Frequently Asked Questions
1. What is the main difference between accrual and cash accounting?
The main difference is timing of transaction recording. Accrual accounting records revenue when earned and expenses when incurred, regardless of cash movement. Cash accounting records transactions only when money actually changes hands. Accrual provides a more accurate picture of financial performance, while cash accounting shows only actual cash position at any moment.
2. Who is required to use accrual accounting?
Publicly traded companies must use accrual accounting under GAAP requirements. The IRS requires businesses with average annual gross receipts exceeding $25 million over three years to use this method. Additionally, any company that maintains inventory generally must use accrual accounting for tax purposes.

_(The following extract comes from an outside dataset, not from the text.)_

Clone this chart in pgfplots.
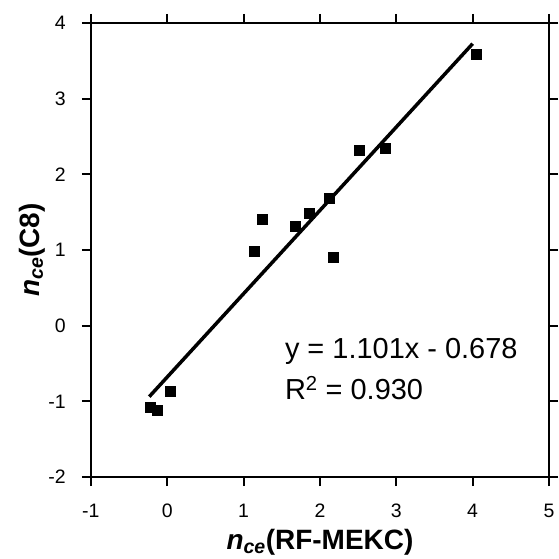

3. What are the four types of accruals?
The four main types are accrued revenue (income earned but not yet received), deferred revenue (payment received before delivering goods or services), accrued expenses (costs incurred but not yet paid), and prepaid expenses (payment made before receiving goods or services). Each type serves as a balance sheet placeholder for expected cash transactions.
4. Why do investors prefer accrual accounting?
Investors prefer accrual accounting because it provides a more accurate and complete view of a company's financial health. This method shows expected income, outstanding obligations, and true profitability by matching revenues with related expenses. This transparency enables better assessment of business performance and future prospects.
5. Can small businesses use accrual accounting?
Yes, small businesses can use accrual accounting and often benefit from doing so. While it requires more detailed record-keeping than cash accounting, modern accounting software makes implementation manageable. Small businesses planning to grow, seek financing, or attract investors particularly benefit from establishing accrual accounting practices early.